Sunday, January 28, 2007

The Scylla and Charybdis

In a post on the Mirror of Justice weblog, Rick Garnett, who teaches at Notre Dame Law School, quoted this passage from a recent column by Chicago Cardinal George.
. . . There are many good people whose path to holiness is shaped by religious individualism and private interpretation of what God has revealed. They are, however, called Protestants. When an informed and committed group of Catholics, such as the Archdiocesan Pastoral Council, comes up with an agenda for discussion that is, historically, Protestant, an important point is being made. Catholics assimilated to American culture, which is historically Protestant, are now living with great tension between how their culture shapes them and what their Catholic faith tells them to hold.
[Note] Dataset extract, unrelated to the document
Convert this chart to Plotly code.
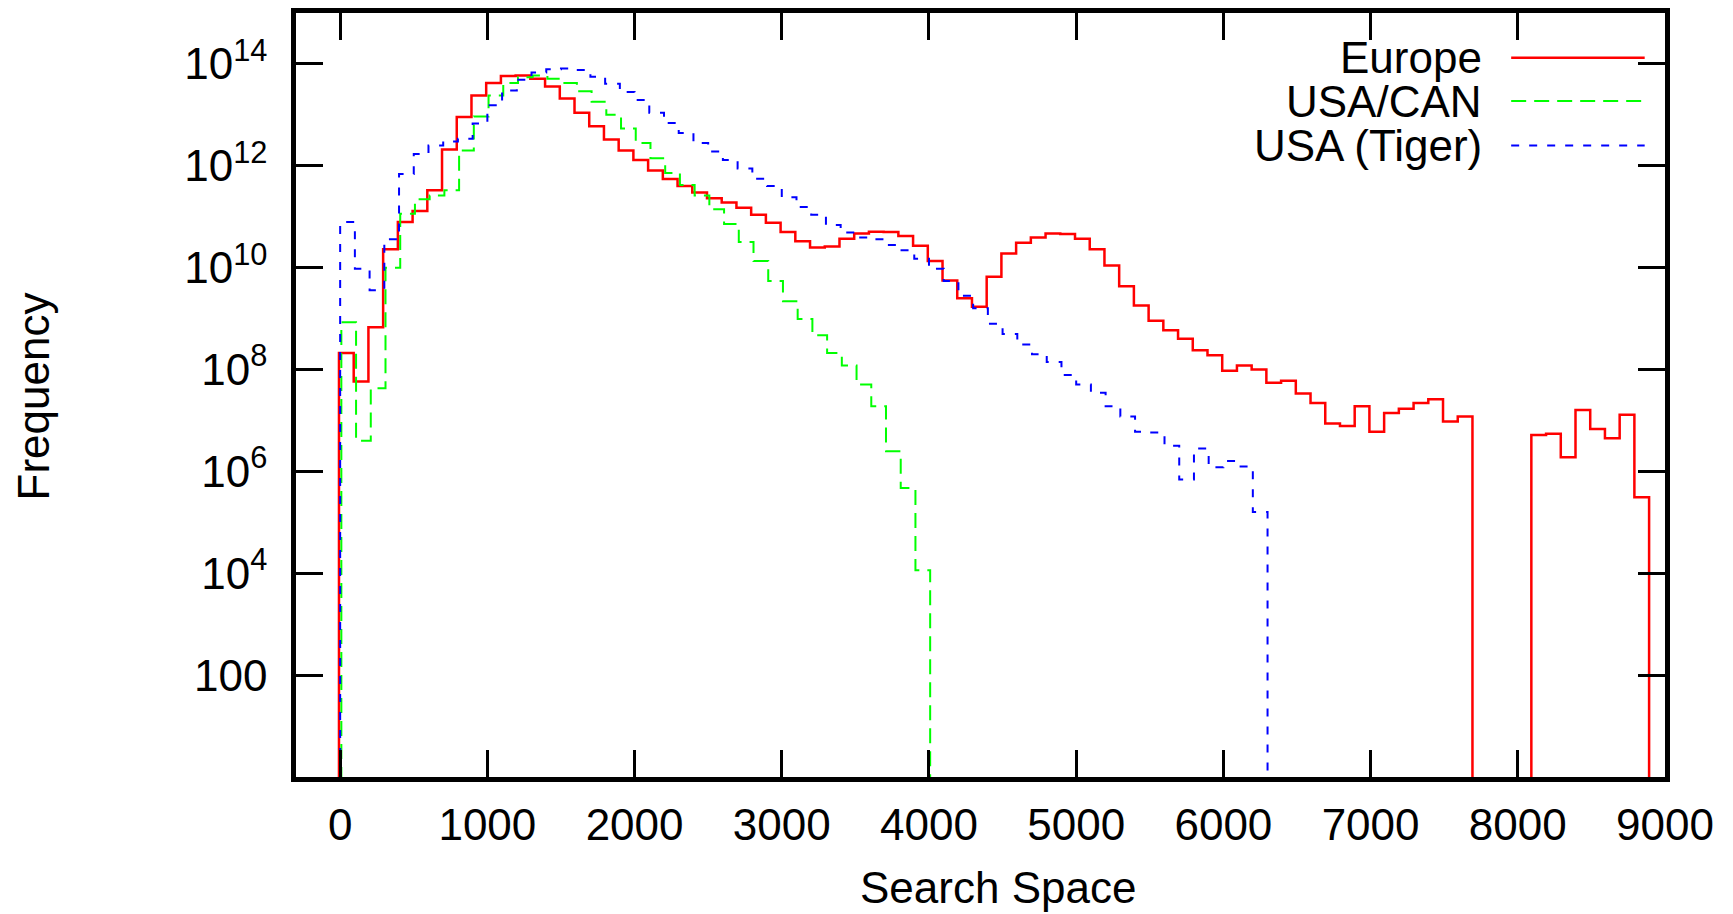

. . . The Second Vatican Council wasn’t called to turn Catholics into Protestants. It was called to ask God to bring all Christ’s followers into unity of faith so that the world would believe who Christ is and live with him in his Body, the Church. . . .

. . . What seems clear to me is that God is calling us to be authentically Catholic in our faith and also, perhaps paradoxically, Protestant in our culture. We live where we are, not in some ideal world where everything works smoothly. Those who withdraw into sectarian enclaves, even in the name of orthodoxy but without respect for or obedience to the mediators called bishops, are simply repeating the Protestant Reformation with Catholic tags. The one thing necessary is to live with discerning hearts and minds. We need to keep asking ourselves what is influencing our ways of thought, our decisions, our feelings and affections. A life of constant discernment is not always easy, but it’s joyful because it means living with the Holy Spirit, whose presence brings truth and consolation and unity. . . .
Professor Garnett then adds this:
This is interesting, and not just for its possible relevance to "Evangelicals and Catholics Together" projects (about which I am very enthusiastic). Cardinal George seems to be warning about both (a) a tendency to retreat, perhaps smugly, into self-styled "orthodox" enclaves, and (b) the confusion of "renewal" with individualism.
I, too, am very enthusiastic about "Evangelicals and Catholics Together," and clarifications like the one that Cardinal George made in his column are a most welcome contribution to it, as is the attention Professor Garnett has called to it and his succinct summary of it.